Nobody Wins – On the Racial Incident at Haddonfield Memorial High School

Not sure how many of you are following this story, since it broke late Friday and nothing new happened until this afternoon.

Long story short, Haddonfield High School cancelled the remainder of the boy’s lacrosse season amid allegations that a white player used a racial slur against a black athlete from another school.

Per –

The incident occurred May 1 during a girls’ track meet at Haddonfield involving teams from Sterling High School in Somerdale, Haddon Heights High School, and Haddonfield, according to Lloyd D. Henderson, president of the Camden County East Branch of the NAACP.

The black athlete, from Sterling, was on the track when five to seven white Haddonfield boys’ lacrosse players walked by her, said Cydney Thomas, a Haddon Heights track team member who is black. One told the Sterling athlete “to move, ‘N-word,’” Thomas said.  The lacrosse team was practicing on a field surrounded by the track.

On Friday, superintendent David Lindenmuth, a black man, pulled the plug on the season with two games and playoffs remaining “after the school’s internal investigation could not identify the team member who made the racial slur,” according to the article. Officials had apparently set a deadline for somebody to come forward to identify the lacrosse player, but no one did.

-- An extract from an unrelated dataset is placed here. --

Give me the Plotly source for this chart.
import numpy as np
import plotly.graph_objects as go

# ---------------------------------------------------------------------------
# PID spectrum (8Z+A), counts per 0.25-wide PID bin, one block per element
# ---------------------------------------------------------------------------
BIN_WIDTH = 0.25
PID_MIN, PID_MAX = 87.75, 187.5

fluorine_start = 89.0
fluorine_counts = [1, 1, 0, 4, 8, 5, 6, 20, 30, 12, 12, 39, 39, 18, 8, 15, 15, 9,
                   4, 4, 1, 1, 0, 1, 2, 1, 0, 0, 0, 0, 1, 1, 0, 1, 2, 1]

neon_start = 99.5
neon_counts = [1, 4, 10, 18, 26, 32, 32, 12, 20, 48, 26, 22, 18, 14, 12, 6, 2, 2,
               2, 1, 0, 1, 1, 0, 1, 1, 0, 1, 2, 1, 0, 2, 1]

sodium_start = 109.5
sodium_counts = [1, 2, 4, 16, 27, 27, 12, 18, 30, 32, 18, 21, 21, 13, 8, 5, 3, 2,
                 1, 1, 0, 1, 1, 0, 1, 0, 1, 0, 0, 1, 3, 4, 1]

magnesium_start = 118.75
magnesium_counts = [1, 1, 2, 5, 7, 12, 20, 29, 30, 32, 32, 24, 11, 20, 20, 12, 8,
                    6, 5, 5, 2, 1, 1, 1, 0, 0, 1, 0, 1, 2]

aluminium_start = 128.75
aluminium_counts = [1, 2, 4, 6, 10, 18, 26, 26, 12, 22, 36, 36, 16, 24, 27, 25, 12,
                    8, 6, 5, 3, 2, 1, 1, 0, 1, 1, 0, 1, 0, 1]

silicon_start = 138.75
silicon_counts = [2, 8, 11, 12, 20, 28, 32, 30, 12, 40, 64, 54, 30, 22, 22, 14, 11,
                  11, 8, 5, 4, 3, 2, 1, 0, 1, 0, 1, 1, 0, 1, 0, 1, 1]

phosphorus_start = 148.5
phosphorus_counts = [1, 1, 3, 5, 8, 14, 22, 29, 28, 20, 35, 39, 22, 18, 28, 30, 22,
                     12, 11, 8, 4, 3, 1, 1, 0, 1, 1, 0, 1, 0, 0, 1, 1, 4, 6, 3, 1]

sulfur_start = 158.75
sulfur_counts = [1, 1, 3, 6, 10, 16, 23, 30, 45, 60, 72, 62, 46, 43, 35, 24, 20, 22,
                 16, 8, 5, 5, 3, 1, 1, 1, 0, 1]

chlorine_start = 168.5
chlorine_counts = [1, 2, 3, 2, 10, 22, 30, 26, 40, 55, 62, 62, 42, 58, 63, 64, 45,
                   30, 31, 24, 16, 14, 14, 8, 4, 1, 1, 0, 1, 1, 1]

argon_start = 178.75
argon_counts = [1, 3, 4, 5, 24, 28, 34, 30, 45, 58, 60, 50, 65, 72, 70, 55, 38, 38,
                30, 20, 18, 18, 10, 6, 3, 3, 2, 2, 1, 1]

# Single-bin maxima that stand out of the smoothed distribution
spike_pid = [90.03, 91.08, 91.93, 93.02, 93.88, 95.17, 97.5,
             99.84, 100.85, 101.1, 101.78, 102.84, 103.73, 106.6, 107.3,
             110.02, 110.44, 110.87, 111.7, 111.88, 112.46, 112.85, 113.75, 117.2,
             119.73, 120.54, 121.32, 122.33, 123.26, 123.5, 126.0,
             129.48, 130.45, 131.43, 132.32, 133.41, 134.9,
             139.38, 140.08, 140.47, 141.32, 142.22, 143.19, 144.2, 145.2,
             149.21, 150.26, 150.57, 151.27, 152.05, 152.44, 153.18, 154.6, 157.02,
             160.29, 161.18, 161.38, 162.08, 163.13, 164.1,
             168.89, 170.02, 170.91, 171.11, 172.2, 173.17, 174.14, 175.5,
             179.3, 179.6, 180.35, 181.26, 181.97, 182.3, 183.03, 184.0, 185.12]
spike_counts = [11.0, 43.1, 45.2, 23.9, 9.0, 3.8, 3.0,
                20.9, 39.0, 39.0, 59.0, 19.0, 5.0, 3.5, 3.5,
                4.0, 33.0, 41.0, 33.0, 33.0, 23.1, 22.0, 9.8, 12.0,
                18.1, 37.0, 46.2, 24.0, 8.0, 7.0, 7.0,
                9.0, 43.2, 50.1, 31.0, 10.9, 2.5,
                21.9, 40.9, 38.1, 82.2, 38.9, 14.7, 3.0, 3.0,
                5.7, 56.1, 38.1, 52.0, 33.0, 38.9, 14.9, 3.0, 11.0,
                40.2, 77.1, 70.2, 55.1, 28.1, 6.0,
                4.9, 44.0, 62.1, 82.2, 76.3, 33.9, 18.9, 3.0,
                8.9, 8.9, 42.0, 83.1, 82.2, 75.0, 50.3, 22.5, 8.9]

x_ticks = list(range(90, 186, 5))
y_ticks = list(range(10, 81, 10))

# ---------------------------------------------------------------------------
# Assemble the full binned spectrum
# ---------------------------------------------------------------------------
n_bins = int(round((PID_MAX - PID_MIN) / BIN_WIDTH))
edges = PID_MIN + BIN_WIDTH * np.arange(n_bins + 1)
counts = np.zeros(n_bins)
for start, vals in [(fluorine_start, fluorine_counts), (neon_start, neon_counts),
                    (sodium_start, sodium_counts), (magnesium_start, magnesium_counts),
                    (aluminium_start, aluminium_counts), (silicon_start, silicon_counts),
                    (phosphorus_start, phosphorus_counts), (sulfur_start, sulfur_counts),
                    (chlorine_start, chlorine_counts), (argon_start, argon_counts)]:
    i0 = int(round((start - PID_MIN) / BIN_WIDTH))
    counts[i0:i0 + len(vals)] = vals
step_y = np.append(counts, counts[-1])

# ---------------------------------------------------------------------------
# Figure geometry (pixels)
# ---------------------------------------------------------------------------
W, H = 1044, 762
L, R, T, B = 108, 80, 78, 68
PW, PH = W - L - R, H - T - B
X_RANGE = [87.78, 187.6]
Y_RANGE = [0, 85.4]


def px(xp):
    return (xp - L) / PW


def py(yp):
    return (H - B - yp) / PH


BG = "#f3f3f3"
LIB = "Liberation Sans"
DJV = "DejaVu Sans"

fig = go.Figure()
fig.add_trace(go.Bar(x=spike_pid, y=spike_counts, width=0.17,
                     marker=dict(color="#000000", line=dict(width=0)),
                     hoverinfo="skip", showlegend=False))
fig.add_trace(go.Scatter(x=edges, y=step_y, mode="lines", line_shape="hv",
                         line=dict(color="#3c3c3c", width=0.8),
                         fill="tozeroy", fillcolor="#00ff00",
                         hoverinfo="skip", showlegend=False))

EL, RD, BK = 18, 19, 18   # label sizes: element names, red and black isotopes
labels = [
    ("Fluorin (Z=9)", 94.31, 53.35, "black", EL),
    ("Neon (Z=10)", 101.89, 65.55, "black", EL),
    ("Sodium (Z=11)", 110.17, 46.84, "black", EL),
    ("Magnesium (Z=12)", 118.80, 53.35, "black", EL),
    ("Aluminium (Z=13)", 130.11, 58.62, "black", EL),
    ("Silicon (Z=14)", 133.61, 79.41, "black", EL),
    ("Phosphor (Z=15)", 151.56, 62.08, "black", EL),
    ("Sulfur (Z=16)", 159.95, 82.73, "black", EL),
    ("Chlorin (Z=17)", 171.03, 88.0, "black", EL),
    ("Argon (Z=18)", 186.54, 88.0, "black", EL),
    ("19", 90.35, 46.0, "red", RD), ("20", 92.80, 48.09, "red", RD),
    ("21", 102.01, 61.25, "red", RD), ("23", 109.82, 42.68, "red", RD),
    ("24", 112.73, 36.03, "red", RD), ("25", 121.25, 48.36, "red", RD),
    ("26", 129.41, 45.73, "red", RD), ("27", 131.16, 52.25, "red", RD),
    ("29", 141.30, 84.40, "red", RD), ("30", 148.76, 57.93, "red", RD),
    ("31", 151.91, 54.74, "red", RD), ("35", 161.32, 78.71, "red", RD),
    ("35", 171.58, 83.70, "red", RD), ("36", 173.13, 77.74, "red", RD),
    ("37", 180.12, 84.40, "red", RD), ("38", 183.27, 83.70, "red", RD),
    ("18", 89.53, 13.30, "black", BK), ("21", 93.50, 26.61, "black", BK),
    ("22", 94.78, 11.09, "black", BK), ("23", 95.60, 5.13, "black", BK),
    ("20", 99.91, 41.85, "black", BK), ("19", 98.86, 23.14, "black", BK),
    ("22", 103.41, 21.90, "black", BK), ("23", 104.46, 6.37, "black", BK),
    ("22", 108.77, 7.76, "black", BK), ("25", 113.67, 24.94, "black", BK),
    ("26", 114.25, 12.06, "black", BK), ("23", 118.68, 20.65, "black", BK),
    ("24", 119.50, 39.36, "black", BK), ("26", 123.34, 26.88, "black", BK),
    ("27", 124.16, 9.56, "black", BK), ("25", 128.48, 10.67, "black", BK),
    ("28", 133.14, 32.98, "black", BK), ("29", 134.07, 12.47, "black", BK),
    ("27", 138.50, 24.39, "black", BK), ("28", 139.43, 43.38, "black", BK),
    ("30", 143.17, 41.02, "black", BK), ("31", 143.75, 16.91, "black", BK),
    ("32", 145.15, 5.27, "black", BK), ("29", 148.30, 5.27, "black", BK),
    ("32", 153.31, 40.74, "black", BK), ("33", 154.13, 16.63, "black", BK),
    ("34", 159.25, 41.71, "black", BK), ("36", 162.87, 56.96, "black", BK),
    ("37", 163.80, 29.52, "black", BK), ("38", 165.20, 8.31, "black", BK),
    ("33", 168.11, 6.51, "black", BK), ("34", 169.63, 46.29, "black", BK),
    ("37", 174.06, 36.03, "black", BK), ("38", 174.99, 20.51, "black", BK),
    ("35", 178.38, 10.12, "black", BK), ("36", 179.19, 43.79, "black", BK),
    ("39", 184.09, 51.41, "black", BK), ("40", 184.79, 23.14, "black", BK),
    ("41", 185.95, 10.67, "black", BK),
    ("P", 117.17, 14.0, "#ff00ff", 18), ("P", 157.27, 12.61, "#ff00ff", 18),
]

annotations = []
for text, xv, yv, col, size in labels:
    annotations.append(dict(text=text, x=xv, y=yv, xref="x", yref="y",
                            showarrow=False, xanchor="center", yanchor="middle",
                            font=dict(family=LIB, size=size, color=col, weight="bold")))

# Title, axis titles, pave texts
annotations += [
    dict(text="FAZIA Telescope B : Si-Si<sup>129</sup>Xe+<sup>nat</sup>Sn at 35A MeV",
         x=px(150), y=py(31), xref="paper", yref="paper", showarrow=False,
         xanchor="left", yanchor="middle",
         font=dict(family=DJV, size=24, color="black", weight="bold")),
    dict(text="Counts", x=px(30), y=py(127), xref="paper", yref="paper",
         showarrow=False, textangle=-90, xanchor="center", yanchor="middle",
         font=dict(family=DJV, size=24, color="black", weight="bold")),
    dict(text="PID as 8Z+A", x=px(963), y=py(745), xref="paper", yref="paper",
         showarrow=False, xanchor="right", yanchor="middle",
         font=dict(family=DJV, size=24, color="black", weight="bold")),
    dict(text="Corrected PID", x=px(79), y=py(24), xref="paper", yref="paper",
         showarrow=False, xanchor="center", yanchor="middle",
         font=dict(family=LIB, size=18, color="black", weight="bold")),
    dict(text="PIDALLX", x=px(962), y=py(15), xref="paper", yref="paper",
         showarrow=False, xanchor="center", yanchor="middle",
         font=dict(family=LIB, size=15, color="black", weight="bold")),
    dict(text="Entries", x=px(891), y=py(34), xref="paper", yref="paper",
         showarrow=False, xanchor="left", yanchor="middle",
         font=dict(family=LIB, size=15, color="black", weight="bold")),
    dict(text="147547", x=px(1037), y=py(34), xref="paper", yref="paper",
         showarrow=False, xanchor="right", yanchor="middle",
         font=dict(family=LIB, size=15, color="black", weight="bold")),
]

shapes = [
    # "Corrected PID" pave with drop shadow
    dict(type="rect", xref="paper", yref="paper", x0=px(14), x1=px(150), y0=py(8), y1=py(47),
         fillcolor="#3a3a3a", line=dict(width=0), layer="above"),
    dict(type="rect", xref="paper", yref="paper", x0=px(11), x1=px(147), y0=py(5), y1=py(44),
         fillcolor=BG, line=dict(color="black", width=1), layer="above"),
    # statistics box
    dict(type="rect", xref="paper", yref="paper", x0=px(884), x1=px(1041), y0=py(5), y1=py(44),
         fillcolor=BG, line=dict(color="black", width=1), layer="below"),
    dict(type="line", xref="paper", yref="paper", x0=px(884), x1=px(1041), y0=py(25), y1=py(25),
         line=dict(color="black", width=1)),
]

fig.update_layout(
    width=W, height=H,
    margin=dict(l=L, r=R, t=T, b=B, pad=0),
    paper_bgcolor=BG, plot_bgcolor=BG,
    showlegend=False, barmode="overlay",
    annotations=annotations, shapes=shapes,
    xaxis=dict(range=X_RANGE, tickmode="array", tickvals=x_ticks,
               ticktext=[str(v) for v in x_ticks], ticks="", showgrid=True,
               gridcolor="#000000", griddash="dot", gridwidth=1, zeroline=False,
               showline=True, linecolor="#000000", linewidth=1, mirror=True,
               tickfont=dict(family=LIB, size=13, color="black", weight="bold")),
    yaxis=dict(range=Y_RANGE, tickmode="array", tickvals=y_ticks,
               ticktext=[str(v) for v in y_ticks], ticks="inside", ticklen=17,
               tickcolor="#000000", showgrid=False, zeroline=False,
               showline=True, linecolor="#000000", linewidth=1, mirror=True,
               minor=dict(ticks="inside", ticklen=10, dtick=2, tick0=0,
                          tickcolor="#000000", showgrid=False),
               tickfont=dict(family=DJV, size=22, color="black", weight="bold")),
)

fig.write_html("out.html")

A few more notes and pieces of information:

  • the girl reportedly had her head down and was stretching when the slur was voiced (she did not see faces)
  • the lacrosse players were wearing helmets (making it hard to identify them)
  • several other girls on the Sterling track team heard the slur and reported it to nearby coaches, including a Haddonfield lacrosse coach, who reportedly brushed it off
  • the internal HMHS investigation confirmed that the incident happened
  • all students, staff, coaches and sports teams will undergo diversity, sensitivity, and empathy training
  • Haddonfield has about 12,000 residents, 1.1% of whom are black

Those are the details pulled together by various outlets.

What we have is a no-win situation that resulted in some students attempting to organize a Monday walkout that never materialized. The entire lacrosse team was punished while the alleged racist faces no individual accountability for his actions. The young woman who was reportedly subjected to the abuse may or may not feel closure, though she’s the only one who can speak to that.

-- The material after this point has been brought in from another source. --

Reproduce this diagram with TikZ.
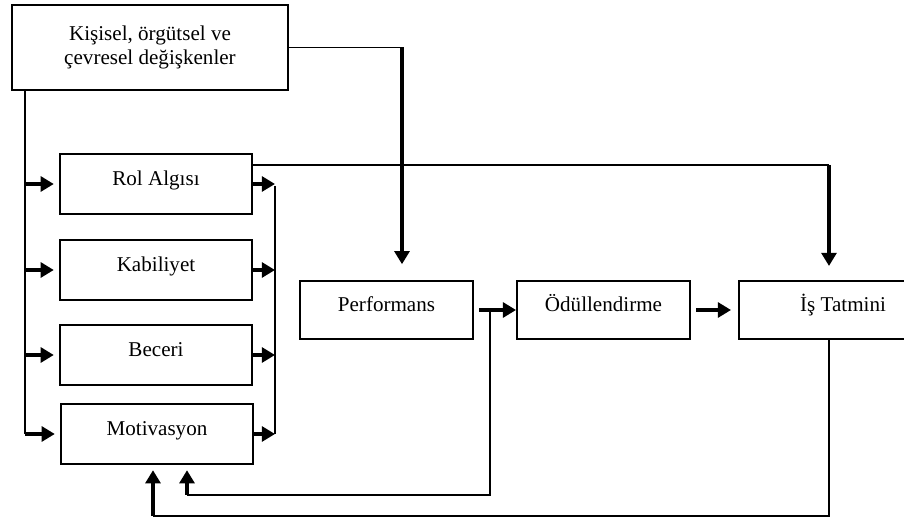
\documentclass[tikz,border=0pt]{standalone}
\usepackage{fontspec}
\setmainfont{Liberation Serif}
\usetikzlibrary{arrows.meta,positioning,calc}

\begin{document}
\begin{tikzpicture}[x=0.02cm, y=-0.02cm,
    kutu/.style={rectangle, draw, line width=1.1pt, minimum width=3.84cm,
                 minimum height=1.2cm, text height=9pt, text depth=7.5pt,
                 font=\fontsize{12}{14}\selectfont},
    ince/.style={line width=1.1pt},
    kalin/.style={-{Triangle[length=7.5pt,width=8.5pt]}, line width=2.8pt}
  ]
  \useasboundingbox (0,0) rectangle (904,520);
  \clip (0,0) rectangle (904,520);

  \node[kutu, minimum width=5.52cm, minimum height=1.7cm, align=center,
        text height=, text depth=] (deg) at (150,47.5)
    {Kişisel, örgütsel ve\\çevresel değişkenler};
  \node[kutu] (rol) at (156,184) {Rol Algısı};
  \node[kutu] (kab) at (156,270) {Kabiliyet};
  \node[kutu] (bec) at (156,355) {Beceri};
  \node[kutu] (mot) at (157,434) {Motivasyon};
  \node[kutu, minimum width=3.46cm, minimum height=1.16cm] (perf) at (386.5,310) {Performans};
  \node[kutu, minimum width=3.46cm, minimum height=1.16cm] (odul) at (603.5,310) {Ödüllendirme};
  \node[kutu, minimum width=4.16cm, minimum height=1.16cm] (is) at (843,310) {İş Tatmini};

  \coordinate (lbus) at (25,90);
  \coordinate (rbus) at (275,186);
  \coordinate (k1) at (402,47.5);
  \coordinate (k2) at (829,165);
  \coordinate (k3) at (490,310);
  \coordinate (k5) at (187,495);
  \coordinate (k7) at (153,516);

  \draw[ince] (lbus) -- (lbus |- mot.west);
  \draw[ince] (rbus) -- (rbus |- mot.east);
  \foreach \n in {rol,kab,bec,mot} {
    \draw[kalin, shorten >=3pt] (lbus |- \n.west) -- (\n.west);
    \draw[kalin] (\n.east) -- (rbus |- \n.east);
  }

  \draw[ince] (deg.east) -- (k1);
  \draw[kalin, shorten >=9pt] (k1) -- (k1 |- perf.north);
  \draw[ince] (rol.east |- k2) -- (k2);
  \draw[kalin, shorten >=8pt] (k2) -- (k2 |- is.north);

  \draw[kalin, shorten <=3pt] (perf.east) -- (odul.west);
  \draw[kalin, shorten <=3pt, shorten >=4pt] (odul.east) -- (odul.east -| is.west);

  \draw[ince] (k3) |- (k5);
  \draw[kalin, shorten >=3pt] (k5) -- (k5 |- mot.south);
  \draw[ince] (k2 |- is.south) |- (k7);
  \draw[kalin, shorten >=3pt] (k7) -- (k7 |- mot.south);
\end{tikzpicture}
\end{document}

The reports explain that the group of lacrosse players who walked past the girl numbered in the “five to seven” range so we know that not everybody on the team was in the vicinity of the incident. I’d probably be VERY frustrated if I was a parent of one of the kids who was not involved. The blanket punishment costs my son the rest of the season while also insinuating that he’s complicit in covering up racism, which is unfair and borderline defamatory.

But if the five to seven kids who were there DID hear the slur and decided NOT to speak up, you could certainly say they’re all culpable and deserving of suspension. I’m not a fan of the “snitch, or else” approach, but how else do you proceed? If you don’t stamp out the behavior somehow, then it never goes away. I wouldn’t raise my kid to rat out his or her peers, but shielding prejudice ain’t exactly a better option.

That said, the result cannot be, “well, we couldn’t find the perpetrator, so you’re all going to jail.” There does need to be some semblance of due process, and in this case due process yielded no results. So the superintendent, who is in a very difficult position, decided to make the tough decision to go with blanket punishment instead of letting the whole thing dissipate.

I’m not sure what else Lindenmuth could have done. He’s either punishing innocent people or allowing this kid to slide with no consequences at all. He himself was in a lose/lose situation.

In an ideal world, you’d be able to pick out those 5-7 kids who were walking across the track, suspend that group, and let the players who were not there finish out the season. That wasn’t feasible.

So I don’t know if anybody really wins. The superintendent was stuck between a rock and a hard place, made a difficult choice, and was going to piss off somebody no matter what.